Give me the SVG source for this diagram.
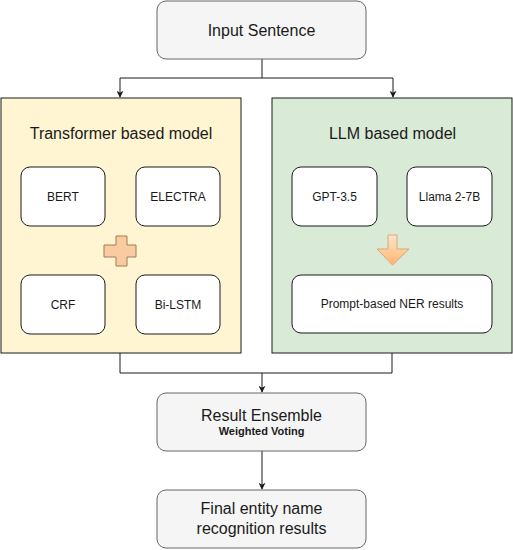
<svg xmlns="http://www.w3.org/2000/svg" width="513" height="550" viewBox="0 0 513 550">
<defs>
<style>
.gray{fill:#f5f5f5;stroke:#666666;stroke-width:1}
.inner{fill:#ffffff;stroke:#1a1a1a;stroke-width:1}
.t16{font-family:"Liberation Sans",Arial,sans-serif;font-size:16px;fill:#1a1a1a;text-anchor:middle}
.t12{font-family:"Liberation Sans",Arial,sans-serif;font-size:12px;fill:#1a1a1a;text-anchor:middle}
.t11b{font-family:"Liberation Sans",Arial,sans-serif;font-size:11px;font-weight:bold;fill:#1a1a1a;text-anchor:middle}
.conn{fill:none;stroke:#1a1a1a;stroke-width:1}
</style>
<marker id="arr" viewBox="0 0 10 10" refX="9" refY="5" markerWidth="7" markerHeight="7" markerUnits="userSpaceOnUse" orient="auto">
<path d="M0,0 L10,5 L0,10 L3,5 Z" fill="#1a1a1a"/>
</marker>
<linearGradient id="og" x1="0" y1="0" x2="0" y2="1">
<stop offset="0" stop-color="#ffe6cc"/>
<stop offset="1" stop-color="#ffb570"/>
</linearGradient>
</defs>
<rect width="513" height="550" fill="#ffffff"/>

<g id="connectors">
<path class="conn" d="M262,59 V78 M120,78 H393"/>
<path class="conn" d="M120,78 V97" marker-end="url(#arr)"/>
<path class="conn" d="M393,78 V97" marker-end="url(#arr)"/>
<path class="conn" d="M120,353 V373 H392 V353"/>
<path class="conn" d="M262,373 V392" marker-end="url(#arr)"/>
<path class="conn" d="M262,451 V489" marker-end="url(#arr)"/>
</g>

<g id="input-sentence">
<rect class="gray" x="157" y="1" width="209" height="58" rx="9"/>
<text class="t16" x="261.5" y="35.5">Input Sentence</text>
</g>

<g id="transformer-group">
<rect x="1" y="98" width="240" height="255" fill="#fff5d2" stroke="#1a1a1a" stroke-width="1"/>
<text class="t16" x="121" y="139">Transformer based model</text>
</g>
<g id="bert">
<rect class="inner" x="21" y="167" width="84" height="59" rx="9"/>
<text class="t12" x="63" y="201">BERT</text>
</g>
<g id="electra">
<rect class="inner" x="136" y="167" width="84" height="59" rx="9"/>
<text class="t12" x="178" y="201">ELECTRA</text>
</g>
<g id="plus">
<path d="M116,236 H127 V245 H136 V257 H127 V266 H116 V257 H104 V245 H116 Z" fill="#f8cba0" stroke="#a57a50" stroke-width="1"/>
</g>
<g id="crf">
<rect class="inner" x="21" y="275" width="84" height="59" rx="9"/>
<text class="t12" x="63" y="309">CRF</text>
</g>
<g id="bilstm">
<rect class="inner" x="136" y="275" width="84" height="59" rx="9"/>
<text class="t12" x="178" y="309">Bi-LSTM</text>
</g>

<g id="llm-group">
<rect x="272" y="98" width="240" height="255" fill="#d9ebd6" stroke="#1a1a1a" stroke-width="1"/>
<text class="t16" x="392.5" y="139">LLM based model</text>
</g>
<g id="gpt">
<rect class="inner" x="292" y="167" width="85" height="59" rx="9"/>
<text class="t12" x="334.5" y="201">GPT-3.5</text>
</g>
<g id="llama">
<rect class="inner" x="407" y="167" width="85" height="59" rx="9"/>
<text class="t12" x="449.5" y="201">Llama 2-7B</text>
</g>
<g id="down-arrow">
<path d="M388,235 H397 V249 H409 L392.5,265 L377,249 H388 Z" fill="url(#og)" stroke="#d9a878" stroke-width="1"/>
</g>
<g id="prompt-results">
<rect class="inner" x="292" y="275" width="200" height="58" rx="9"/>
<text class="t12" x="392" y="308">Prompt-based NER results</text>
</g>

<g id="result-ensemble">
<rect class="gray" x="157" y="393" width="209" height="58" rx="9"/>
<text class="t16" x="261.5" y="421">Result Ensemble</text>
<text class="t11b" x="261.5" y="435">Weighted Voting</text>
</g>

<g id="final-results">
<rect class="gray" x="157" y="490" width="209" height="58" rx="9"/>
<text class="t16" x="261.5" y="514">Final entity name</text>
<text class="t16" x="261.5" y="534">recognition results</text>
</g>
</svg>
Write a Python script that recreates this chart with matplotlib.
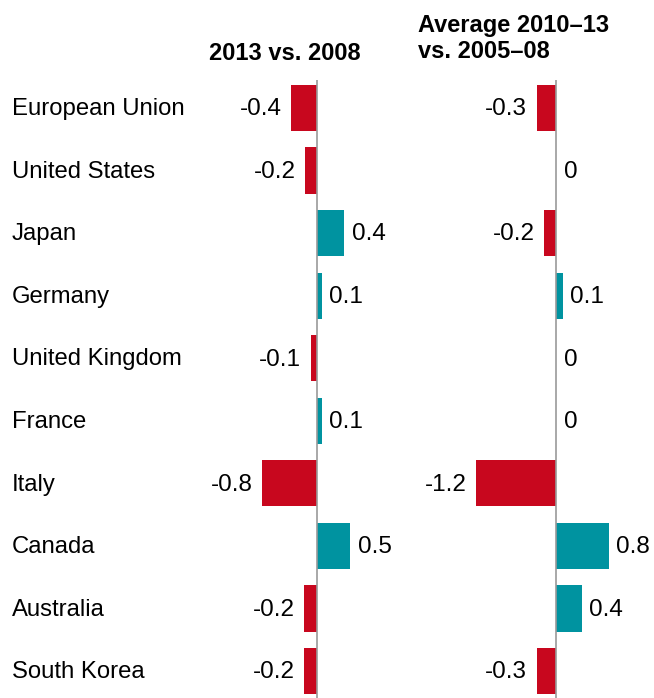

Problem statement:
Make an exact copy of the data above, pictures excluded.

Task output:
Give me the SVG source for this diagram.
<svg xmlns="http://www.w3.org/2000/svg" width="513" height="550" viewBox="0 0 513 550">
<defs>
<style>
.gray{fill:#f5f5f5;stroke:#666666;stroke-width:1}
.inner{fill:#ffffff;stroke:#1a1a1a;stroke-width:1}
.t16{font-family:"Liberation Sans",Arial,sans-serif;font-size:16px;fill:#1a1a1a;text-anchor:middle}
.t12{font-family:"Liberation Sans",Arial,sans-serif;font-size:12px;fill:#1a1a1a;text-anchor:middle}
.t11b{font-family:"Liberation Sans",Arial,sans-serif;font-size:11px;font-weight:bold;fill:#1a1a1a;text-anchor:middle}
.conn{fill:none;stroke:#1a1a1a;stroke-width:1}
</style>
<marker id="arr" viewBox="0 0 10 10" refX="9" refY="5" markerWidth="7" markerHeight="7" markerUnits="userSpaceOnUse" orient="auto">
<path d="M0,0 L10,5 L0,10 L3,5 Z" fill="#1a1a1a"/>
</marker>
<linearGradient id="og" x1="0" y1="0" x2="0" y2="1">
<stop offset="0" stop-color="#ffe6cc"/>
<stop offset="1" stop-color="#ffb570"/>
</linearGradient>
</defs>
<rect width="513" height="550" fill="#ffffff"/>

<g id="connectors">
<path class="conn" d="M262,59 V78 M120,78 H393"/>
<path class="conn" d="M120,78 V97" marker-end="url(#arr)"/>
<path class="conn" d="M393,78 V97" marker-end="url(#arr)"/>
<path class="conn" d="M120,353 V373 H392 V353"/>
<path class="conn" d="M262,373 V392" marker-end="url(#arr)"/>
<path class="conn" d="M262,451 V489" marker-end="url(#arr)"/>
</g>

<g id="input-sentence">
<rect class="gray" x="157" y="1" width="209" height="58" rx="9"/>
<text class="t16" x="261.5" y="35.5">Input Sentence</text>
</g>

<g id="transformer-group">
<rect x="1" y="98" width="240" height="255" fill="#fff5d2" stroke="#1a1a1a" stroke-width="1"/>
<text class="t16" x="121" y="139">Transformer based model</text>
</g>
<g id="bert">
<rect class="inner" x="21" y="167" width="84" height="59" rx="9"/>
<text class="t12" x="63" y="201">BERT</text>
</g>
<g id="electra">
<rect class="inner" x="136" y="167" width="84" height="59" rx="9"/>
<text class="t12" x="178" y="201">ELECTRA</text>
</g>
<g id="plus">
<path d="M116,236 H127 V245 H136 V257 H127 V266 H116 V257 H104 V245 H116 Z" fill="#f8cba0" stroke="#a57a50" stroke-width="1"/>
</g>
<g id="crf">
<rect class="inner" x="21" y="275" width="84" height="59" rx="9"/>
<text class="t12" x="63" y="309">CRF</text>
</g>
<g id="bilstm">
<rect class="inner" x="136" y="275" width="84" height="59" rx="9"/>
<text class="t12" x="178" y="309">Bi-LSTM</text>
</g>

<g id="llm-group">
<rect x="272" y="98" width="240" height="255" fill="#d9ebd6" stroke="#1a1a1a" stroke-width="1"/>
<text class="t16" x="392.5" y="139">LLM based model</text>
</g>
<g id="gpt">
<rect class="inner" x="292" y="167" width="85" height="59" rx="9"/>
<text class="t12" x="334.5" y="201">GPT-3.5</text>
</g>
<g id="llama">
<rect class="inner" x="407" y="167" width="85" height="59" rx="9"/>
<text class="t12" x="449.5" y="201">Llama 2-7B</text>
</g>
<g id="down-arrow">
<path d="M388,235 H397 V249 H409 L392.5,265 L377,249 H388 Z" fill="url(#og)" stroke="#d9a878" stroke-width="1"/>
</g>
<g id="prompt-results">
<rect class="inner" x="292" y="275" width="200" height="58" rx="9"/>
<text class="t12" x="392" y="308">Prompt-based NER results</text>
</g>

<g id="result-ensemble">
<rect class="gray" x="157" y="393" width="209" height="58" rx="9"/>
<text class="t16" x="261.5" y="421">Result Ensemble</text>
<text class="t11b" x="261.5" y="435">Weighted Voting</text>
</g>

<g id="final-results">
<rect class="gray" x="157" y="490" width="209" height="58" rx="9"/>
<text class="t16" x="261.5" y="514">Final entity name</text>
<text class="t16" x="261.5" y="534">recognition results</text>
</g>
</svg>
Write a Python script that recreates this chart with matplotlib.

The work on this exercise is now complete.